* [Goal of the exercise]: Starting with the first line below, extract each line through the one that contains "return np.exp(-0.5 * ((w - c) / s) ** 2)", inclusive, excluding pictures.

════════════════

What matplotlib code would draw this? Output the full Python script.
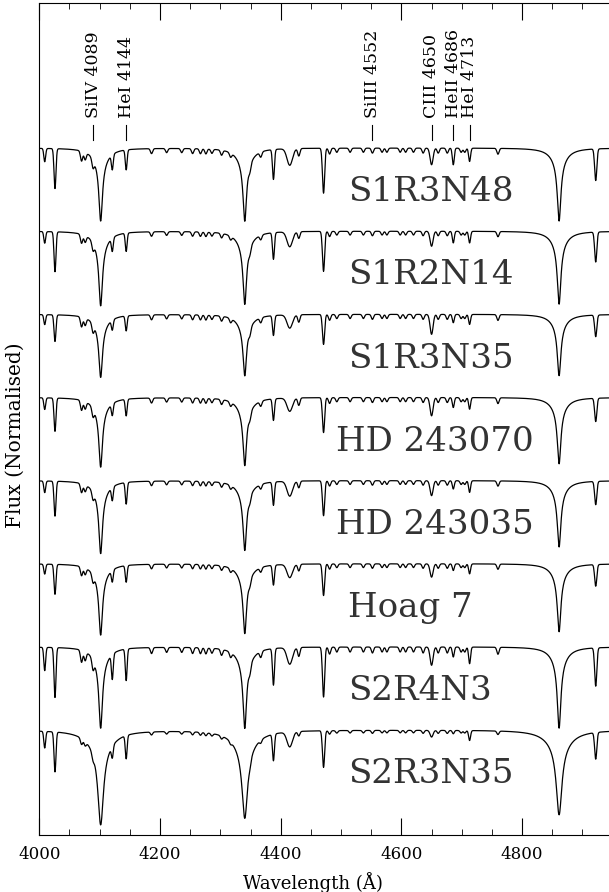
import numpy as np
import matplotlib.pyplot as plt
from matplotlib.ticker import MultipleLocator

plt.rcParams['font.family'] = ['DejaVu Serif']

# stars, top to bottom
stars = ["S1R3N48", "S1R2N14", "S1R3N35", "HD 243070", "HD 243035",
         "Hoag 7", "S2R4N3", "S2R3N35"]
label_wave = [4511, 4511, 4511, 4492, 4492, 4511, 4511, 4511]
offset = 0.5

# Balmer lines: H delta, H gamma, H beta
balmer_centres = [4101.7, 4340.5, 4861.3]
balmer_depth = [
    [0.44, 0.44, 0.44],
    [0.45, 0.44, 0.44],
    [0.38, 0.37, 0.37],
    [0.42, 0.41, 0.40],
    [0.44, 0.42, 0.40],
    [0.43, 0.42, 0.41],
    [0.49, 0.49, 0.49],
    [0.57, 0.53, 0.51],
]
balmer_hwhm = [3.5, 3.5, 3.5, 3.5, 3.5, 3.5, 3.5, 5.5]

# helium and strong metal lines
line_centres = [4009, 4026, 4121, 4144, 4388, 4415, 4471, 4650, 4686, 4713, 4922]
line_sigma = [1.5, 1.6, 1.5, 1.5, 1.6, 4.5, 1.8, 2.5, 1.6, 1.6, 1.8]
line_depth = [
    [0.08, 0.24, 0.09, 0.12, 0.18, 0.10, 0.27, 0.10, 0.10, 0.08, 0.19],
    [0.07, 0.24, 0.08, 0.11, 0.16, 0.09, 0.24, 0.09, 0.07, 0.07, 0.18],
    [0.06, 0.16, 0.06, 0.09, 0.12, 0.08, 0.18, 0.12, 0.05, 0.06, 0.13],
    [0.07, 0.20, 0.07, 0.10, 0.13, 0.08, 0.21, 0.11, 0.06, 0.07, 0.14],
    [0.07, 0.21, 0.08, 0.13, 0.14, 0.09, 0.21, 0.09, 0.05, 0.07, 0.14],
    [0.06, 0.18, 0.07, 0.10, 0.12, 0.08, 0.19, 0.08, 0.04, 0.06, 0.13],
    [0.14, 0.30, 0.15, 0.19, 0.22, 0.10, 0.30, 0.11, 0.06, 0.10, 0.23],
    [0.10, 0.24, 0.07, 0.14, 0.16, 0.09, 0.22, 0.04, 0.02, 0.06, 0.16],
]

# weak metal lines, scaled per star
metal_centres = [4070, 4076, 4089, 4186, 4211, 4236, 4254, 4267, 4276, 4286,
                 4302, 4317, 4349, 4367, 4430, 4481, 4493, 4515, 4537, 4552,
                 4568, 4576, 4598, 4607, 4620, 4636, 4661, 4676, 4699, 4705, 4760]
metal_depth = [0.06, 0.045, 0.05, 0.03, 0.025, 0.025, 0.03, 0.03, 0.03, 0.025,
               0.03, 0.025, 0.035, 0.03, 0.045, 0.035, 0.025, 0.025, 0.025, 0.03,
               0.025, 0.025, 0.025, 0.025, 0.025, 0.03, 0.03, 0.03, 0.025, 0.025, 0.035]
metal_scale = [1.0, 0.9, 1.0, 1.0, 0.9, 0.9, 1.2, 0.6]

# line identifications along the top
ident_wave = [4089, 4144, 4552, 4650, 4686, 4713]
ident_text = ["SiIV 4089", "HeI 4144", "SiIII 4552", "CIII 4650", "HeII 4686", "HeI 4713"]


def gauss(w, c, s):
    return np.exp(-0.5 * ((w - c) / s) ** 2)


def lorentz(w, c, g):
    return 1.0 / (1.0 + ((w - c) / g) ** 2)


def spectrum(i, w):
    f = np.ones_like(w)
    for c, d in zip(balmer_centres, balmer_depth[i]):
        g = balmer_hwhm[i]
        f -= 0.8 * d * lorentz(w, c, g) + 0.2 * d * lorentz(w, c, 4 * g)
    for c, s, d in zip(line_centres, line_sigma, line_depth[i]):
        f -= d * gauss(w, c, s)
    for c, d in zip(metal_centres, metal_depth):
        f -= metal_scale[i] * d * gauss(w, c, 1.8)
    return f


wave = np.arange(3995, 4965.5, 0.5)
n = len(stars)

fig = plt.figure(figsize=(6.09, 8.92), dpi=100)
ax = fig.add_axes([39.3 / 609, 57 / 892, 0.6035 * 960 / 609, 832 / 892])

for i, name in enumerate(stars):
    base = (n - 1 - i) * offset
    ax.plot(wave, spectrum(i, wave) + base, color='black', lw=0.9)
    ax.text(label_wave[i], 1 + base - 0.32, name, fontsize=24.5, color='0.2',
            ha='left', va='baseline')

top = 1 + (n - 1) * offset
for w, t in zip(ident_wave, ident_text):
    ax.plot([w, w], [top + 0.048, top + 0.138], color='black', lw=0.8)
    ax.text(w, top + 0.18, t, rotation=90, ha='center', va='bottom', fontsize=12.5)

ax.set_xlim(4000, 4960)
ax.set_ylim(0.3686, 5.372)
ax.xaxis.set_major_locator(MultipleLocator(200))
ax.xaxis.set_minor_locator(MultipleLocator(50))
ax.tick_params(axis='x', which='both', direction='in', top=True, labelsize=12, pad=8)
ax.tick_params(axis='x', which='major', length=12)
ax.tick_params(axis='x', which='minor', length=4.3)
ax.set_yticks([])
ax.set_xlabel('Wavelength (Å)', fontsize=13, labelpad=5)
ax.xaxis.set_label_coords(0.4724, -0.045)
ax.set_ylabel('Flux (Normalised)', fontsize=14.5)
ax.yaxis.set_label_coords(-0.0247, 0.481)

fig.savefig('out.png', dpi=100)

════════════════

* [Written solution]:
What matplotlib code would draw this? Output the full Python script.
import numpy as np
import matplotlib.pyplot as plt
from matplotlib.ticker import MultipleLocator

plt.rcParams['font.family'] = ['DejaVu Serif']

# stars, top to bottom
stars = ["S1R3N48", "S1R2N14", "S1R3N35", "HD 243070", "HD 243035",
         "Hoag 7", "S2R4N3", "S2R3N35"]
label_wave = [4511, 4511, 4511, 4492, 4492, 4511, 4511, 4511]
offset = 0.5

# Balmer lines: H delta, H gamma, H beta
balmer_centres = [4101.7, 4340.5, 4861.3]
balmer_depth = [
    [0.44, 0.44, 0.44],
    [0.45, 0.44, 0.44],
    [0.38, 0.37, 0.37],
    [0.42, 0.41, 0.40],
    [0.44, 0.42, 0.40],
    [0.43, 0.42, 0.41],
    [0.49, 0.49, 0.49],
    [0.57, 0.53, 0.51],
]
balmer_hwhm = [3.5, 3.5, 3.5, 3.5, 3.5, 3.5, 3.5, 5.5]

# helium and strong metal lines
line_centres = [4009, 4026, 4121, 4144, 4388, 4415, 4471, 4650, 4686, 4713, 4922]
line_sigma = [1.5, 1.6, 1.5, 1.5, 1.6, 4.5, 1.8, 2.5, 1.6, 1.6, 1.8]
line_depth = [
    [0.08, 0.24, 0.09, 0.12, 0.18, 0.10, 0.27, 0.10, 0.10, 0.08, 0.19],
    [0.07, 0.24, 0.08, 0.11, 0.16, 0.09, 0.24, 0.09, 0.07, 0.07, 0.18],
    [0.06, 0.16, 0.06, 0.09, 0.12, 0.08, 0.18, 0.12, 0.05, 0.06, 0.13],
    [0.07, 0.20, 0.07, 0.10, 0.13, 0.08, 0.21, 0.11, 0.06, 0.07, 0.14],
    [0.07, 0.21, 0.08, 0.13, 0.14, 0.09, 0.21, 0.09, 0.05, 0.07, 0.14],
    [0.06, 0.18, 0.07, 0.10, 0.12, 0.08, 0.19, 0.08, 0.04, 0.06, 0.13],
    [0.14, 0.30, 0.15, 0.19, 0.22, 0.10, 0.30, 0.11, 0.06, 0.10, 0.23],
    [0.10, 0.24, 0.07, 0.14, 0.16, 0.09, 0.22, 0.04, 0.02, 0.06, 0.16],
]

# weak metal lines, scaled per star
metal_centres = [4070, 4076, 4089, 4186, 4211, 4236, 4254, 4267, 4276, 4286,
                 4302, 4317, 4349, 4367, 4430, 4481, 4493, 4515, 4537, 4552,
                 4568, 4576, 4598, 4607, 4620, 4636, 4661, 4676, 4699, 4705, 4760]
metal_depth = [0.06, 0.045, 0.05, 0.03, 0.025, 0.025, 0.03, 0.03, 0.03, 0.025,
               0.03, 0.025, 0.035, 0.03, 0.045, 0.035, 0.025, 0.025, 0.025, 0.03,
               0.025, 0.025, 0.025, 0.025, 0.025, 0.03, 0.03, 0.03, 0.025, 0.025, 0.035]
metal_scale = [1.0, 0.9, 1.0, 1.0, 0.9, 0.9, 1.2, 0.6]

# line identifications along the top
ident_wave = [4089, 4144, 4552, 4650, 4686, 4713]
ident_text = ["SiIV 4089", "HeI 4144", "SiIII 4552", "CIII 4650", "HeII 4686", "HeI 4713"]


def gauss(w, c, s):
    return np.exp(-0.5 * ((w - c) / s) ** 2)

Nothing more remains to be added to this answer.